Among the top U.S. firms, only Citigroup Inc.’s name showed up on the list of 574 banks that used the Fed’s lending facility as of May 6. Citigroup has borrowed $1.3 billion from the central bank to fund some of the $3.3 billion loans it had made by May 1. It had the highest deposit cost among the four biggest banks in the first quarter at 1.1%, and the smallest deposit base. A Citigroup spokesman declined to comment.
While the PPP loans stay on the banks’ balance sheets, they’re risk-free because the SBA guarantees payment — and many will become government grants if companies meet certain criteria. Only a small portion are likely to mature to full term, KBW’s Klock estimates. Depending on how much of the loans are still outstanding and if liquidity gets tighter, banks can still access the Fed’s facility in the next two years.

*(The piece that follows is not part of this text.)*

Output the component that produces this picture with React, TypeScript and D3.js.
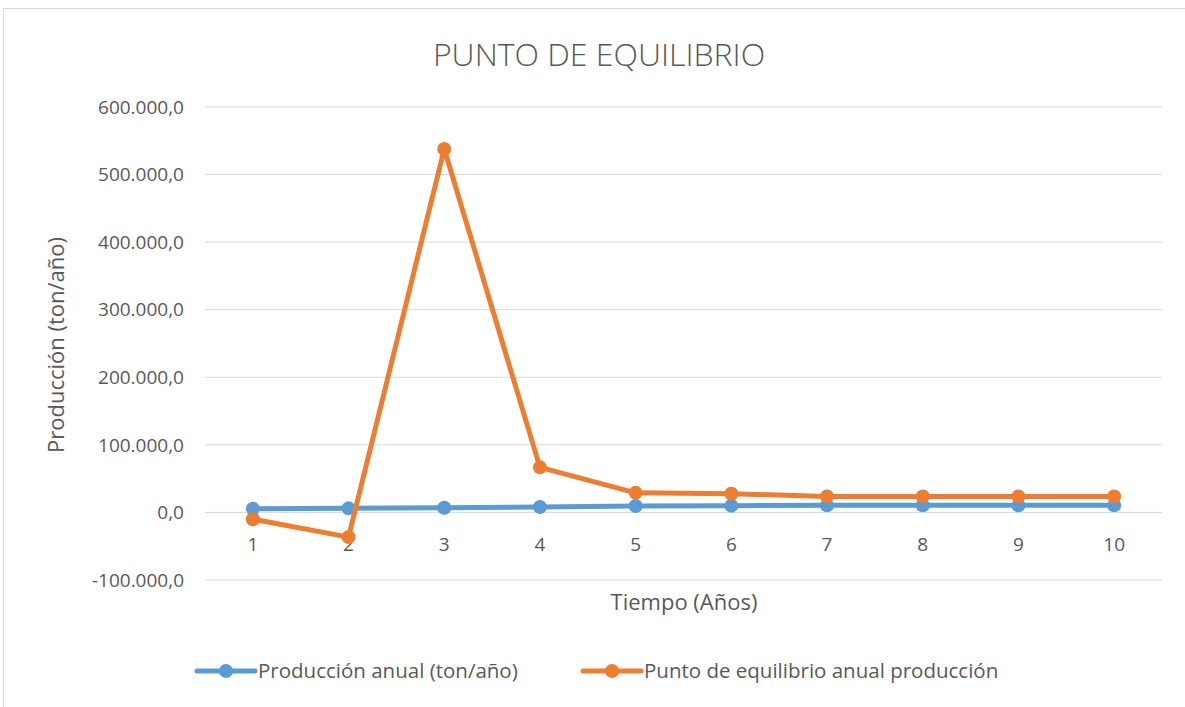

One deterrent to borrowing from the Fed is political. Many banks probably want to stay off the list of borrowers to avoid the impression of government support for the industry, according to executives and others familiar with their decision-making.
ConnectOne Bancorp Inc., a regional lender in New Jersey, is among the top borrowers of the Fed facility, using $344 million of funds to cover about 75% of the PPP loans it has made. The bank has a 109% loan-to-deposit ratio. Small banks that are lending more than what they hold in deposits have to turn to other sources of funding, such as the Fed’s facility.
Even if the Fed’s lending or buying facilities are underutilized, they provide a backup for the market, Bank of America Chief Executive Officer Brian Moynihan said.
“The fact that those facilities aren’t all used is actually good news,” Moynihan said in a May 19 interview with Bloomberg Television. “That means you’re seeing stability in the funding structures.”